The Court disagrees. The parties still have over two months of fact discovery remaining and had even more time when this dispute first arose. The accused devices are highly similar, share nearly identical infringement reads, and should not be a surprise to Defendants. Other courts in this Circuit would have required sales information for the newly asserted products to already have been produced and this would have never been an issue. See Eastern District of Texas General Order Regarding Track B Initial Patent Case Management Order, available at https://www.txed.uscourts.gov/sites/default/files/goFiles/14-03.pdf (“For purposes of this disclosure, accused products include all products identified in the infringement contentions and all reasonably similar products (i.e., other products that a party should reasonably expect to be accused of infringement of the asserted claims after a full opportunity for discovery) (emphasis added). The Court fully agrees with this definition of “reasonably similar products.” Though Defendants did not produce similar product sales information, Plaintiff was able to ascertain the 14 additional accused products during the course of fact discovery. The Court finds no reason to preclude parties from being able to amend final contentions months before expert reports, when the record shows that they engaged in reasonable fact discovery for a patent litigation case. The Court is aware that the final contention deadline occurs relatively early in discovery. As long as parties are diligent in discovery and provide the opposing party with sufficient notice of their new contentions, motions for leave to amend final contentions (such as this) should be granted. This aligns with this Court's rule of thumb to “adhere to a policy of liberal discovery” and lets the facts (as opposed to motion practice) dictate the trajectory of the case. IGT v. Zynga Inc., No. W-21-CV-00331-ADA, 2022 WL 606719, at *2 (W.D. Tex. Mar. 1, 2022).

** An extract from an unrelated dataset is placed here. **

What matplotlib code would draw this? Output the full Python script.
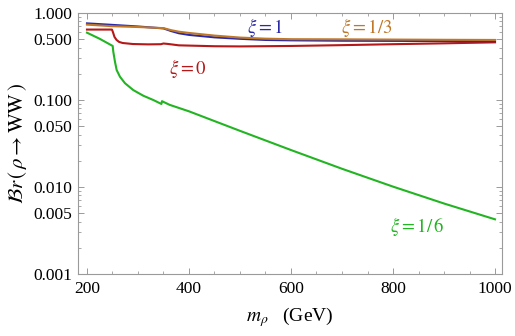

3. The Importance of the Materials
Neither side spends much time on this issue, but the Court agrees with Plaintiff that the issue of infringement is an important one, and it would be important to promptly and efficiently adjudicate this matter. The Court has already construed terms and heard discovery disputes. It would be highly wasteful to require the parties to file a second lawsuit on the additional accused products.
4. Availability of a Continuance
Neither party argues that a continuance would be needed, and with nearly two months of fact discovery to go, the Court agrees.
III. CONCLUSION
Plaintiff's Motion for Leave to Amend Final Infringement Contentions is GRANTED. The Court finds Plaintiff was diligent in amending its final contentions, and Defendant will not suffer prejudice. Defendant's Motion to Strike the Amended Complaint is therefore DENIED as MOOT.
SO ORDERED this 14th day of June 2023.